Mark Shea is wound up. Perhaps to much caffeinated chocolate. Try the carob Mark. But then again, I agree with you.
…not a painting, not a scorch, not a photograph.
That’s cuz it’s the real thing. Challenge to Skeptics: If it’s medieval forgery made by and for primitive suckers then get with the program. We live in the 21st century. There’s nothing technological a medieval could do that we can’t do ten times better and faster. So make another one. But do it using the 14th century tech you say created this. And don’t give me this piece of carob on the right…,,,and call it chocolate. If that thing on the right is a “reproduction” of the Shroud then Justin Bieber is Enrico Caruso.
Not that Catholic faith rests on the Shroud. Millions of Christians have lived and died never so much as having heard of, let alone seen, it. But such grace notes are kindnesses from a God who, under carefully controlled laboratory conditions and despite advice from the finest ideologues money can buy, does whatever he feels like.
Okay! No problem with your masthead suasion. We listen, around here.
Gary writes at Escaping Christian Fundamentalism, Does the Shroud of Turin prove that Jesus had a Human Father?
One other thing about the Shroud of Turin I find shocking is that believers claim the shroud has blood on it with AB blood type. How is it that Jesus had a recognizable blood type? We each obtain our blood type by receiving one allele from each of our parents. Here is an example:
“How are ABO alleles inherited by our children? Each biological parent donates one of their two ABO alleles to their child. A mother who is blood type O can only pass an O allele to her son or daughter. A father who is blood type AB could pass either an A or a B allele to his son or daughter.”

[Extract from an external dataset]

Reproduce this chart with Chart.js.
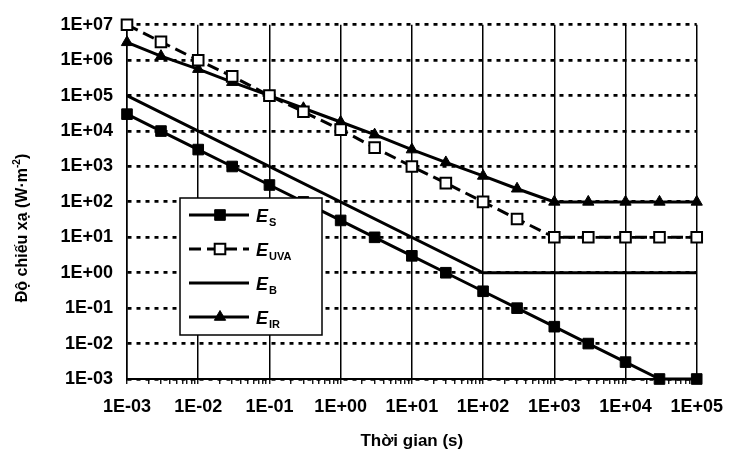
<!DOCTYPE html>
<html>
<head>
<meta charset="utf-8">
<script src="https://cdn.jsdelivr.net/npm/chart.js@4.4.0/dist/chart.umd.min.js"></script>
<style>
  html,body{margin:0;padding:0;background:#fff}
</style>
</head>
<body>
<canvas id="bieuDo" width="735" height="466"></canvas>
<script>
/* ===== Dữ liệu ===== */
const thoiGian = [1e-3,3e-3,1e-2,3e-2,1e-1,3e-1,1,3,10,30,100,300,1e3,3e3,1e4,3e4,1e5];
const eS   = [3e4,1e4,3e3,1e3,300,100,30,10,3,1,0.3,0.1,0.03,0.01,3e-3,1e-3,1e-3];
const eUVA = [1e7,3.3e6,1e6,3.5e5,1e5,3.5e4,1.1e4,3.4e3,1e3,340,100,33,10,10,10,10,10];
const eIR  = [3.2e6,1.3e6,5.6e5,2.4e5,1e5,4.4e4,1.8e4,7.9e3,3e3,1.3e3,540,235,100,100,100,100,100];
const thoiGianB = [1e-3,1e2,1e5];
const eB   = [1e5,1,1];

const mocX = [1e-3,1e-2,1e-1,1e0,1e1,1e2,1e3,1e4,1e5];
const nhanX = ['1E-03','1E-02','1E-01','1E+00','1E+01','1E+02','1E+03','1E+04','1E+05'];
const mocY = [1e-3,1e-2,1e-1,1e0,1e1,1e2,1e3,1e4,1e5,1e6,1e7];
const nhanY = ['1E-03','1E-02','1E-01','1E+00','1E+01','1E+02','1E+03','1E+04','1E+05','1E+06','1E+07'];

/* ===== Helpers ===== */
const FONT = "'Liberation Sans', Arial, sans-serif";
function laMocChinh(v){ const l = Math.log10(v); return Math.abs(l - Math.round(l)) < 1e-9; }
function ghep(xs, ys){ return xs.map((x,i)=>({x, y: ys[i]})); }

/* chú giải tự vẽ (có chỉ số dưới) + nhãn trục tung */
const khungChuGiai = {
  id: 'khungChuGiai',
  afterDatasetsDraw(chart){
    const ctx = chart.ctx;
    const bx = 180, by = 198, bw = 142, bh = 137;
    ctx.save();
    ctx.fillStyle = '#fff'; ctx.strokeStyle = '#000'; ctx.lineWidth = 1.5;
    ctx.fillRect(bx, by, bw, bh); ctx.strokeRect(bx, by, bw, bh);
    chart.data.datasets.forEach((ds, i) => {
      const y = 215 + i*34;
      ctx.strokeStyle = ds.borderColor; ctx.lineWidth = ds.borderWidth;
      ctx.setLineDash(ds.borderDash || []);
      ctx.beginPath(); ctx.moveTo(189, y); ctx.lineTo(249, y); ctx.stroke();
      ctx.setLineDash([]);
      if(ds.pointRadius > 0){
        ctx.fillStyle = ds.pointBackgroundColor; ctx.strokeStyle = ds.pointBorderColor;
        ctx.lineWidth = ds.pointBorderWidth;
        Chart.helpers.drawPoint(ctx, {pointStyle: ds.pointStyle, radius: ds.pointRadius, borderWidth: ds.pointBorderWidth, rotation: 0}, 220, y);
      }
      ctx.fillStyle = '#000'; ctx.textBaseline = 'alphabetic'; ctx.textAlign = 'left';
      ctx.font = `italic bold 18px ${FONT}`;
      ctx.fillText('E', 256, y + 7);
      const w = ctx.measureText('E').width;
      ctx.font = `bold 11px ${FONT}`;
      ctx.fillText(ds.chiSo, 256 + w + 1, y + 11);
    });
    ctx.restore();
  },
  afterDraw(chart){
    const ctx = chart.ctx;
    ctx.save();
    ctx.translate(23, 228); ctx.rotate(-Math.PI/2);
    ctx.fillStyle = '#000'; ctx.textBaseline = 'middle'; ctx.textAlign = 'left';
    const f1 = `bold 16px ${FONT}`, f2 = `bold 10px ${FONT}`;
    const a = 'Độ chiếu xạ (W·m', b = '-2', c = ')';
    ctx.font = f1; const wa = ctx.measureText(a).width, wc = ctx.measureText(c).width;
    ctx.font = f2; const wb = ctx.measureText(b).width;
    let x = -(wa + wb + wc)/2;
    ctx.font = f1; ctx.fillText(a, x, 0); x += wa;
    ctx.font = f2; ctx.fillText(b, x, -6); x += wb;
    ctx.font = f1; ctx.fillText(c, x, 0);
    ctx.restore();
  }
};

/* ===== Biểu đồ ===== */
new Chart(document.getElementById('bieuDo'), {
  type: 'line',
  data: {
    datasets: [
      { label: 'E_S', chiSo: 'S', data: ghep(thoiGian, eS), clip: false,
        borderColor: '#000', borderWidth: 3, pointStyle: 'rect', pointRadius: 7.5,
        pointBackgroundColor: '#000', pointBorderColor: '#000', pointBorderWidth: 1 },
      { label: 'E_UVA', chiSo: 'UVA', data: ghep(thoiGian, eUVA), clip: false,
        borderColor: '#000', borderWidth: 3, borderDash: [12, 6], pointStyle: 'rect', pointRadius: 7.5,
        pointBackgroundColor: '#fff', pointBorderColor: '#000', pointBorderWidth: 2 },
      { label: 'E_B', chiSo: 'B', data: ghep(thoiGianB, eB), clip: false,
        borderColor: '#000', borderWidth: 3, pointRadius: 0,
        pointBackgroundColor: '#000', pointBorderColor: '#000', pointBorderWidth: 0 },
      { label: 'E_IR', chiSo: 'IR', data: ghep(thoiGian, eIR), clip: false,
        borderColor: '#000', borderWidth: 3, pointStyle: 'triangle', pointRadius: 6.5,
        pointBackgroundColor: '#000', pointBorderColor: '#000', pointBorderWidth: 1 }
    ]
  },
  options: {
    responsive: false,
    animation: false,
    devicePixelRatio: 1,
    layout: { padding: { top: 18, right: 29, left: 0, bottom: 0 } },
    plugins: { legend: { display: false }, tooltip: { enabled: false } },
    elements: { line: { tension: 0 } },
    scales: {
      x: {
        type: 'logarithmic', min: 1e-3, max: 1e5,
        afterBuildTicks(scale){
          const t = [];
          mocX.forEach((d, i) => {
            if(i === mocX.length - 1){ t.push({value: d}); return; }
            for(let k = 1; k <= 9; k++) t.push({value: d*k});
          });
          scale.ticks = t;
        },
        afterFit(scale){ scale.height = 87; },
        ticks: {
          autoSkip: false, maxRotation: 0, padding: 12, color: '#000',
          font: { family: FONT, size: 18, weight: 'bold' },
          callback: v => laMocChinh(v) ? nhanX[mocX.findIndex(m => Math.abs(Math.log10(m) - Math.log10(v)) < 1e-9)] : ''
        },
        grid: {
          color: c => (c.tick && laMocChinh(c.tick.value)) ? '#000' : 'rgba(0,0,0,0)',
          lineWidth: 1.5, tickColor: '#000', tickLength: 5, tickWidth: 1.3
        },
        border: { color: '#000', width: 2 },
        title: { display: true, text: 'Thời gian (s)', color: '#000',
          font: { family: FONT, size: 17, weight: 'bold' }, padding: { top: 0, bottom: 14 } }
      },
      y: {
        type: 'logarithmic', min: 1e-3, max: 1e7,
        afterBuildTicks(scale){ scale.ticks = mocY.map(v => ({value: v})); },
        afterFit(scale){ scale.width = 127; },
        ticks: {
          padding: 14, color: '#000',
          font: { family: FONT, size: 18, weight: 'bold' },
          callback: (v, i) => nhanY[i]
        },
        grid: { color: '#000', lineWidth: 2.8, drawTicks: false },
        border: { color: '#000', width: 1.5, dash: [4, 5] }
      }
    }
  },
  plugins: [khungChuGiai]
});
</script>
</body>
</html>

You can’t obtain both an “A” allele and a “B” allele from your mother! So Jesus would only have one allele, from his mother, as his father was a ghost.
Do ghosts have a blood type???
The Shroud of Turin is either a fake or Jesus had a human father!
Of course, there is always the tried and true fall back: God went “poof” and Jesus was given AB blood by magic.
Okay. Now it is your turn to listen. I count at least 50 postings on the subject of blood type in this blog. That is for starters, just to get you acquainted with the subject. I’m sure we will have something to say about your argument.
Kate O’Hare, in the Catholic Channel of Patheos, discusses a conversation with David Gibson (pictured), one of the co-authors of “Finding Jesus,” the book on which the CNN TV series of the same name is based:
On the relics examined:
Some of them are not as claimed; some of them are probably forgeries. even; but some of them are the real deal. Some of them, all of them, open a window on history and onto the Gospels and what really happened.
Even if this piece of the True Cross isn’t the True Cross, what happened? How did these things migrate across centuries, why are they so important?
On why he’s a Catholic:
Honey, I don’t have enough time. That’s a whole other thing. I was raised Evangelical. My mom’s a Billy Graham Evangelical and very strong in her faith, but for me, I found a deeper tradition and a liturgical practice in the Catholic Church, like a number of Evangelicals have.
But again, not to diss anything else, there are so many aspects of conversion which are fascinating. Each conversion story stands on its own.
In the context of this book and this series, coming from a tradition where anything associated with relics was ridiculous or superstitious, to a tradition that reveres and venerates relics, and is also very strong on historical, Biblical research, there’s a common ground there that both sides can learn from the other on the value of looking for the Jesus of history.